▶ [Prompt]
Set down, exactly as they appear, the lines from the line holding "Reproduce this chart" through the line holding "const ref = useRef<HTMLDivElement>(null);", inclusive; output nothing outside that range.

================================

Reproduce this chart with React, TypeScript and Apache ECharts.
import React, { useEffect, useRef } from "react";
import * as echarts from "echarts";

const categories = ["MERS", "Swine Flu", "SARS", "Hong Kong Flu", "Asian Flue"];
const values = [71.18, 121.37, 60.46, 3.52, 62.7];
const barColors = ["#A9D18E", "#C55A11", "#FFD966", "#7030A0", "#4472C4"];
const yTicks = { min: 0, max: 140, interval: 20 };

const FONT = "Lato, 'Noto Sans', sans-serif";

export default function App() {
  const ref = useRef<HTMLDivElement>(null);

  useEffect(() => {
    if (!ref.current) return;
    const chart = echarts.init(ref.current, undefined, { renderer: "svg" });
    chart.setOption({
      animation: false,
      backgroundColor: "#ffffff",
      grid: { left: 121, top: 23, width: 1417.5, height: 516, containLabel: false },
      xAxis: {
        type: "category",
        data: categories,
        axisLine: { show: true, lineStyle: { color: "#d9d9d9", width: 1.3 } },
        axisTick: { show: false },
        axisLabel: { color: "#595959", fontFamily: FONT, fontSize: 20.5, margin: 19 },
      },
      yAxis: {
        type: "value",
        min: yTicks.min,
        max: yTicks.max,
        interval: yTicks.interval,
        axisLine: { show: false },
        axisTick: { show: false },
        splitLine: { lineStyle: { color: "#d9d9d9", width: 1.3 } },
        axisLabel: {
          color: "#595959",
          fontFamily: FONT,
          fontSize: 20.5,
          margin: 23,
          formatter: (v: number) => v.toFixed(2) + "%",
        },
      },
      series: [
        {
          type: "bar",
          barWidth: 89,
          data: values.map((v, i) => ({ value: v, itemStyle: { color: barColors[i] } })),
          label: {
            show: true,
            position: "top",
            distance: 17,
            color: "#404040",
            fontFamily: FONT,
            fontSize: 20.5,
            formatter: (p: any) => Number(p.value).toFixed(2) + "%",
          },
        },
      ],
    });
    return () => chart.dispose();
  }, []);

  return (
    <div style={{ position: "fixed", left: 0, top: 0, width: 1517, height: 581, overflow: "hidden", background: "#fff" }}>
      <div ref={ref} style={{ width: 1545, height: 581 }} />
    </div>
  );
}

================================

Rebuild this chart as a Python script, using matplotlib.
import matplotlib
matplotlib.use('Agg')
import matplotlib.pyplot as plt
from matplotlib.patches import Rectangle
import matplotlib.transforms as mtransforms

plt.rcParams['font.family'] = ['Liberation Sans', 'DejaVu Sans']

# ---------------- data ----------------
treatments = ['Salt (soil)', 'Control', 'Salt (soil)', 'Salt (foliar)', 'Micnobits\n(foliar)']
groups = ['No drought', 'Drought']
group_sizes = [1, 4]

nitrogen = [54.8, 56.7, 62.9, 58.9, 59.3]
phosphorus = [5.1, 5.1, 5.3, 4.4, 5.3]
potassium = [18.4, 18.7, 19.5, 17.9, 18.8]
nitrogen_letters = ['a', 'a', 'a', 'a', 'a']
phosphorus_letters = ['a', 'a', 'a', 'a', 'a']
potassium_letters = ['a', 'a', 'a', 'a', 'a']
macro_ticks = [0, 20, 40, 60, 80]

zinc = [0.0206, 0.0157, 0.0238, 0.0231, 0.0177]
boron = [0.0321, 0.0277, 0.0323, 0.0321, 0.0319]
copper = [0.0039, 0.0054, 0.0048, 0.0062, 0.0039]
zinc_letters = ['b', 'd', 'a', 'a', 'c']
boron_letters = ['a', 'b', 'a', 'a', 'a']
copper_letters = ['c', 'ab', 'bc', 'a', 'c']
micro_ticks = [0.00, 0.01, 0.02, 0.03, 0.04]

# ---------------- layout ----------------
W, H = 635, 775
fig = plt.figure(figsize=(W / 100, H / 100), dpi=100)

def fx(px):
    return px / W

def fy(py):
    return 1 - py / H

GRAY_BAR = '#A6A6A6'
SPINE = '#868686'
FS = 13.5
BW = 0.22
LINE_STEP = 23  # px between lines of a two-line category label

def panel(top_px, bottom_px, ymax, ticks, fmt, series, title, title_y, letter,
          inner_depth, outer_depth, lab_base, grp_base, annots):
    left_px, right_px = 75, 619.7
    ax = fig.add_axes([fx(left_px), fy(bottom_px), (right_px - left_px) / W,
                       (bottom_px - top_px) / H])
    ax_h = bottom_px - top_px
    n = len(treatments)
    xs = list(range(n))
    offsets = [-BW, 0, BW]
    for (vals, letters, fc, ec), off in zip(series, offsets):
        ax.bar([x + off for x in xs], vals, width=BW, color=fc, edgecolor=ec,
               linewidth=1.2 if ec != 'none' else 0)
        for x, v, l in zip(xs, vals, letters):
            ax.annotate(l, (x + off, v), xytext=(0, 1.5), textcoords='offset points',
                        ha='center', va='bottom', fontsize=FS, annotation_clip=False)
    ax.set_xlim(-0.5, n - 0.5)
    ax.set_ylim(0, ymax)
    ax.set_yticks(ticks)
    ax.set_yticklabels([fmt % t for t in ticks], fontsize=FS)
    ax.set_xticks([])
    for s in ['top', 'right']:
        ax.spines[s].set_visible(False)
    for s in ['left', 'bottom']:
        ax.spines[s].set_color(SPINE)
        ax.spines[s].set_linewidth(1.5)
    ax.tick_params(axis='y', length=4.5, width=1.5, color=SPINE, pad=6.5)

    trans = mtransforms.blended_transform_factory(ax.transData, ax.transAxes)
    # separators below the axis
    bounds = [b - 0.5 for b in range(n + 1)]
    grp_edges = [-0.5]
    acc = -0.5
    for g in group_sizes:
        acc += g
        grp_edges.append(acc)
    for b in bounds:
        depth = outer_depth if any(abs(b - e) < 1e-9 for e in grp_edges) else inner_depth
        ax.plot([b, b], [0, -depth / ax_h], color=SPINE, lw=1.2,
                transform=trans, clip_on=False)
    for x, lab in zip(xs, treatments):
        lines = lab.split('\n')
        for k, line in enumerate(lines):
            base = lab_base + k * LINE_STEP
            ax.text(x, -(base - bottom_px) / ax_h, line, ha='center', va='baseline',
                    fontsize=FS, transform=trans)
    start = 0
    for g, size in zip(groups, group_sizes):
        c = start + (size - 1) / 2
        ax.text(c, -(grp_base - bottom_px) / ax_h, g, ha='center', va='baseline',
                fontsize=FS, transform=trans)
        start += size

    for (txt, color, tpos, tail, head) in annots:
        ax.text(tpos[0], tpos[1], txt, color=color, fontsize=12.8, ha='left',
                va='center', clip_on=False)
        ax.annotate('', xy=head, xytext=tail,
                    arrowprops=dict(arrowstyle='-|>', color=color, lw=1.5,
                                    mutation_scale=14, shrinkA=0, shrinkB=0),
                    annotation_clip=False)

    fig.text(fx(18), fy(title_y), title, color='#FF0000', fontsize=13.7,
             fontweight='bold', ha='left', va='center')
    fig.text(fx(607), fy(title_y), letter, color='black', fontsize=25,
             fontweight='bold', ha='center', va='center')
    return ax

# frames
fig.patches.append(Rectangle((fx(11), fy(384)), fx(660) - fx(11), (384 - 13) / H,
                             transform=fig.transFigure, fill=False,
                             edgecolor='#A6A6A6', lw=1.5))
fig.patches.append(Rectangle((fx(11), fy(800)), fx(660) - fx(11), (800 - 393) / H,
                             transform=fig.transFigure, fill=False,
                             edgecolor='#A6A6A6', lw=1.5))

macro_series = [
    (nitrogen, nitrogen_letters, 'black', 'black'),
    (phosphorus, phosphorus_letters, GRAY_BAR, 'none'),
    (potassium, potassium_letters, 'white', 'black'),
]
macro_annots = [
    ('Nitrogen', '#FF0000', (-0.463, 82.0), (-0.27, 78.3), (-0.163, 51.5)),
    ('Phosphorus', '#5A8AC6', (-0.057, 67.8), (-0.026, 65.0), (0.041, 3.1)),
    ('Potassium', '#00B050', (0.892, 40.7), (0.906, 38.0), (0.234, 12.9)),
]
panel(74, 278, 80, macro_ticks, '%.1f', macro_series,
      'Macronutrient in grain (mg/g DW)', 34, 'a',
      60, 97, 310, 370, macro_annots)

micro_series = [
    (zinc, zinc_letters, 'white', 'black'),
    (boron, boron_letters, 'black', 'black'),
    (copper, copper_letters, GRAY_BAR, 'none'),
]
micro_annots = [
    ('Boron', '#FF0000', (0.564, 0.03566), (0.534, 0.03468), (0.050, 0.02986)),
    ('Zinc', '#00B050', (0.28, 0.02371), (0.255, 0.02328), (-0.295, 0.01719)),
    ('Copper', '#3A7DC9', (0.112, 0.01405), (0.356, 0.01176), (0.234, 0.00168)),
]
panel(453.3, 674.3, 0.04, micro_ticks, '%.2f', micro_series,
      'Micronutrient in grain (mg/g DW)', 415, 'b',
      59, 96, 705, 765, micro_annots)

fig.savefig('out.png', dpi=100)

================================

▶ [Output]
Reproduce this chart with React, TypeScript and Apache ECharts.
import React, { useEffect, useRef } from "react";
import * as echarts from "echarts";

const categories = ["MERS", "Swine Flu", "SARS", "Hong Kong Flu", "Asian Flue"];
const values = [71.18, 121.37, 60.46, 3.52, 62.7];
const barColors = ["#A9D18E", "#C55A11", "#FFD966", "#7030A0", "#4472C4"];
const yTicks = { min: 0, max: 140, interval: 20 };

const FONT = "Lato, 'Noto Sans', sans-serif";

export default function App() {
  const ref = useRef<HTMLDivElement>(null);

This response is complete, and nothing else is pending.